> [What this task involves] Without altering anything, output the material below.

> [Recorded information]
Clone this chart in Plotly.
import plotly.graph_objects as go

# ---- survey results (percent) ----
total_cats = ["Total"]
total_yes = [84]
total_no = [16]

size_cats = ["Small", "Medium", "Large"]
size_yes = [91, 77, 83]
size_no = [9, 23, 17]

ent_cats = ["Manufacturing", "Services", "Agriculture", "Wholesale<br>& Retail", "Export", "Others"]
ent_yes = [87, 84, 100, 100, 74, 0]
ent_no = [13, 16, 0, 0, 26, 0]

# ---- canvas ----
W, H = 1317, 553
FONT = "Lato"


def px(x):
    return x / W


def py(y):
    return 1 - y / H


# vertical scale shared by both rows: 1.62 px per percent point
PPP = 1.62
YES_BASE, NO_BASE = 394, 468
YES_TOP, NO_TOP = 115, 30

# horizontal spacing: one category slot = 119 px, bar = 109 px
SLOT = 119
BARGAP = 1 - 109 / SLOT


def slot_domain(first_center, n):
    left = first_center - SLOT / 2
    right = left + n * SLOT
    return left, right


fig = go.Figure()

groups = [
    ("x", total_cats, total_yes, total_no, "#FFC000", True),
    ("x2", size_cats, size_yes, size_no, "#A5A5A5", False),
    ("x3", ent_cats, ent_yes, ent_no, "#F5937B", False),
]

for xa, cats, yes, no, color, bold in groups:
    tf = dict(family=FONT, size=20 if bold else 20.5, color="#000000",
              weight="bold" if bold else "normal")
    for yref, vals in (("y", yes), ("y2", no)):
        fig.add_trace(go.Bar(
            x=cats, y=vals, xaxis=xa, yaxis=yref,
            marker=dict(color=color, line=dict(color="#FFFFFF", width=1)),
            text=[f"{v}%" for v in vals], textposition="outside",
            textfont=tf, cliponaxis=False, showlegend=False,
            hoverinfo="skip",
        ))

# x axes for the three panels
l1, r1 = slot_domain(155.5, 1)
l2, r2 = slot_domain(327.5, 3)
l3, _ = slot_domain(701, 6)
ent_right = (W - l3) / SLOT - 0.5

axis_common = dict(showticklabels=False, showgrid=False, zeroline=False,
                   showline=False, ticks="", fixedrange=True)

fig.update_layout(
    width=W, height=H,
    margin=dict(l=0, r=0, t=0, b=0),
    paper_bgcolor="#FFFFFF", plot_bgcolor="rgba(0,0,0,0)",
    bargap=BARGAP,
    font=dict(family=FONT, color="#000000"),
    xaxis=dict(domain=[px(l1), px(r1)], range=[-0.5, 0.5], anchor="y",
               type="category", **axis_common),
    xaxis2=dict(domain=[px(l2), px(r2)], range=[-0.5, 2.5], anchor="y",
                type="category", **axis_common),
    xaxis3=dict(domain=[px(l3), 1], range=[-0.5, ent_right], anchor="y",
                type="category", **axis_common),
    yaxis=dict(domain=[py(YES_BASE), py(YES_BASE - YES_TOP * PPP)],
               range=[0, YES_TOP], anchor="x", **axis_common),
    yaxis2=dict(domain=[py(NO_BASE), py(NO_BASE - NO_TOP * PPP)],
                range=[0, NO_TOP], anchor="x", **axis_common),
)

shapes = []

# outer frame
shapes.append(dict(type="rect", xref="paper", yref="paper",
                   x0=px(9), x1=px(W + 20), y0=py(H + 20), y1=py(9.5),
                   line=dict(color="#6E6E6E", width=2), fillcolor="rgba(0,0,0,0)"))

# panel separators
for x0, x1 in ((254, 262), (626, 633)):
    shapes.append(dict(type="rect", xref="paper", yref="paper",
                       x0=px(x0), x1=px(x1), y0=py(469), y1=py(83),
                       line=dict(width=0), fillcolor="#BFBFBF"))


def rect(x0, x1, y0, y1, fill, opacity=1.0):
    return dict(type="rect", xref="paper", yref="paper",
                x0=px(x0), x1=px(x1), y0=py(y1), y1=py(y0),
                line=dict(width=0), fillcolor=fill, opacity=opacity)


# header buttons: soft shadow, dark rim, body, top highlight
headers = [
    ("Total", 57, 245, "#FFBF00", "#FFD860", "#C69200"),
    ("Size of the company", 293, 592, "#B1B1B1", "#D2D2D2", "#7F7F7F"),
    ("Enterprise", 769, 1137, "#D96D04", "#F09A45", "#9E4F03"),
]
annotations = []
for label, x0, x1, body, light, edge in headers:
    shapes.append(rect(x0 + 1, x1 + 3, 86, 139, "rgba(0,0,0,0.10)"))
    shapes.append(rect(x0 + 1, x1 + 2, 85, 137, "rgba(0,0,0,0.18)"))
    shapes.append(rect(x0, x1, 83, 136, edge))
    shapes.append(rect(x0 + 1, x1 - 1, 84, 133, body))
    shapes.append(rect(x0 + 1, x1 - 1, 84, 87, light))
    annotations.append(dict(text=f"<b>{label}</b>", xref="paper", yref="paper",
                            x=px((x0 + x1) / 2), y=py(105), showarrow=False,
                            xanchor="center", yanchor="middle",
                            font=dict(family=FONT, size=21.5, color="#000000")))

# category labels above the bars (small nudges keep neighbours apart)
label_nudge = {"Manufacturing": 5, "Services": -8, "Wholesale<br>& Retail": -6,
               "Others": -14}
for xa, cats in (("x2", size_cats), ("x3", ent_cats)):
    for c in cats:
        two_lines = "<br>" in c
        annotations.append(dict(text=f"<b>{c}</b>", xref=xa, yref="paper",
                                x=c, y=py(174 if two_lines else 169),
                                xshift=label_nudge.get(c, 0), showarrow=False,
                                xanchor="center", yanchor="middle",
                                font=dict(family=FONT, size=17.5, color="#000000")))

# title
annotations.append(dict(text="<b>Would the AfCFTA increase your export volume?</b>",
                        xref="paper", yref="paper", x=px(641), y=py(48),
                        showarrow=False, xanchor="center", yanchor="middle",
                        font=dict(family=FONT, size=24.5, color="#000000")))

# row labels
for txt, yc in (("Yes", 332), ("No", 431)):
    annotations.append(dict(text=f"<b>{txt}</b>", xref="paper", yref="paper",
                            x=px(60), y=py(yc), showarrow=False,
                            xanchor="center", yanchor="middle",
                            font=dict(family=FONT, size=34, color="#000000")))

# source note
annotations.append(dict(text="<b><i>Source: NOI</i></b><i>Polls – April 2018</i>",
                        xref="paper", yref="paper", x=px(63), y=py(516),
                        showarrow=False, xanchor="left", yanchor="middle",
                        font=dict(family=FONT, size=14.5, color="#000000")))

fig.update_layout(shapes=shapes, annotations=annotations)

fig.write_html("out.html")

> [Solved exercise]
Clone this chart in Plotly.
import plotly.graph_objects as go

# ---- survey results (percent) ----
total_cats = ["Total"]
total_yes = [84]
total_no = [16]

size_cats = ["Small", "Medium", "Large"]
size_yes = [91, 77, 83]
size_no = [9, 23, 17]

ent_cats = ["Manufacturing", "Services", "Agriculture", "Wholesale<br>& Retail", "Export", "Others"]
ent_yes = [87, 84, 100, 100, 74, 0]
ent_no = [13, 16, 0, 0, 26, 0]

# ---- canvas ----
W, H = 1317, 553
FONT = "Lato"


def px(x):
    return x / W


def py(y):
    return 1 - y / H


# vertical scale shared by both rows: 1.62 px per percent point
PPP = 1.62
YES_BASE, NO_BASE = 394, 468
YES_TOP, NO_TOP = 115, 30

# horizontal spacing: one category slot = 119 px, bar = 109 px
SLOT = 119
BARGAP = 1 - 109 / SLOT


def slot_domain(first_center, n):
    left = first_center - SLOT / 2
    right = left + n * SLOT
    return left, right


fig = go.Figure()

groups = [
    ("x", total_cats, total_yes, total_no, "#FFC000", True),
    ("x2", size_cats, size_yes, size_no, "#A5A5A5", False),
    ("x3", ent_cats, ent_yes, ent_no, "#F5937B", False),
]

for xa, cats, yes, no, color, bold in groups:
    tf = dict(family=FONT, size=20 if bold else 20.5, color="#000000",
              weight="bold" if bold else "normal")
    for yref, vals in (("y", yes), ("y2", no)):
        fig.add_trace(go.Bar(
            x=cats, y=vals, xaxis=xa, yaxis=yref,
            marker=dict(color=color, line=dict(color="#FFFFFF", width=1)),
            text=[f"{v}%" for v in vals], textposition="outside",
            textfont=tf, cliponaxis=False, showlegend=False,
            hoverinfo="skip",
        ))

# x axes for the three panels
l1, r1 = slot_domain(155.5, 1)
l2, r2 = slot_domain(327.5, 3)
l3, _ = slot_domain(701, 6)
ent_right = (W - l3) / SLOT - 0.5

axis_common = dict(showticklabels=False, showgrid=False, zeroline=False,
                   showline=False, ticks="", fixedrange=True)

fig.update_layout(
    width=W, height=H,
    margin=dict(l=0, r=0, t=0, b=0),
    paper_bgcolor="#FFFFFF", plot_bgcolor="rgba(0,0,0,0)",
    bargap=BARGAP,
    font=dict(family=FONT, color="#000000"),
    xaxis=dict(domain=[px(l1), px(r1)], range=[-0.5, 0.5], anchor="y",
               type="category", **axis_common),
    xaxis2=dict(domain=[px(l2), px(r2)], range=[-0.5, 2.5], anchor="y",
                type="category", **axis_common),
    xaxis3=dict(domain=[px(l3), 1], range=[-0.5, ent_right], anchor="y",
                type="category", **axis_common),
    yaxis=dict(domain=[py(YES_BASE), py(YES_BASE - YES_TOP * PPP)],
               range=[0, YES_TOP], anchor="x", **axis_common),
    yaxis2=dict(domain=[py(NO_BASE), py(NO_BASE - NO_TOP * PPP)],
                range=[0, NO_TOP], anchor="x", **axis_common),
)

shapes = []

# outer frame
shapes.append(dict(type="rect", xref="paper", yref="paper",
                   x0=px(9), x1=px(W + 20), y0=py(H + 20), y1=py(9.5),
                   line=dict(color="#6E6E6E", width=2), fillcolor="rgba(0,0,0,0)"))

# panel separators
for x0, x1 in ((254, 262), (626, 633)):
    shapes.append(dict(type="rect", xref="paper", yref="paper",
                       x0=px(x0), x1=px(x1), y0=py(469), y1=py(83),
                       line=dict(width=0), fillcolor="#BFBFBF"))


def rect(x0, x1, y0, y1, fill, opacity=1.0):
    return dict(type="rect", xref="paper", yref="paper",
                x0=px(x0), x1=px(x1), y0=py(y1), y1=py(y0),
                line=dict(width=0), fillcolor=fill, opacity=opacity)


# header buttons: soft shadow, dark rim, body, top highlight
headers = [
    ("Total", 57, 245, "#FFBF00", "#FFD860", "#C69200"),
    ("Size of the company", 293, 592, "#B1B1B1", "#D2D2D2", "#7F7F7F"),
    ("Enterprise", 769, 1137, "#D96D04", "#F09A45", "#9E4F03"),
]
annotations = []
for label, x0, x1, body, light, edge in headers:
    shapes.append(rect(x0 + 1, x1 + 3, 86, 139, "rgba(0,0,0,0.10)"))
    shapes.append(rect(x0 + 1, x1 + 2, 85, 137, "rgba(0,0,0,0.18)"))
    shapes.append(rect(x0, x1, 83, 136, edge))
    shapes.append(rect(x0 + 1, x1 - 1, 84, 133, body))
    shapes.append(rect(x0 + 1, x1 - 1, 84, 87, light))
    annotations.append(dict(text=f"<b>{label}</b>", xref="paper", yref="paper",
                            x=px((x0 + x1) / 2), y=py(105), showarrow=False,
                            xanchor="center", yanchor="middle",
                            font=dict(family=FONT, size=21.5, color="#000000")))

# category labels above the bars (small nudges keep neighbours apart)
label_nudge = {"Manufacturing": 5, "Services": -8, "Wholesale<br>& Retail": -6,
               "Others": -14}
for xa, cats in (("x2", size_cats), ("x3", ent_cats)):
    for c in cats:
        two_lines = "<br>" in c
        annotations.append(dict(text=f"<b>{c}</b>", xref=xa, yref="paper",
                                x=c, y=py(174 if two_lines else 169),
                                xshift=label_nudge.get(c, 0), showarrow=False,
                                xanchor="center", yanchor="middle",
                                font=dict(family=FONT, size=17.5, color="#000000")))

# title
annotations.append(dict(text="<b>Would the AfCFTA increase your export volume?</b>",
                        xref="paper", yref="paper", x=px(641), y=py(48),
                        showarrow=False, xanchor="center", yanchor="middle",
                        font=dict(family=FONT, size=24.5, color="#000000")))

# row labels
for txt, yc in (("Yes", 332), ("No", 431)):
    annotations.append(dict(text=f"<b>{txt}</b>", xref="paper", yref="paper",
                            x=px(60), y=py(yc), showarrow=False,
                            xanchor="center", yanchor="middle",
                            font=dict(family=FONT, size=34, color="#000000")))

# source note
annotations.append(dict(text="<b><i>Source: NOI</i></b><i>Polls – April 2018</i>",
                        xref="paper", yref="paper", x=px(63), y=py(516),
                        showarrow=False, xanchor="left", yanchor="middle",
                        font=dict(family=FONT, size=14.5, color="#000000")))

fig.update_layout(shapes=shapes, annotations=annotations)

fig.write_html("out.html")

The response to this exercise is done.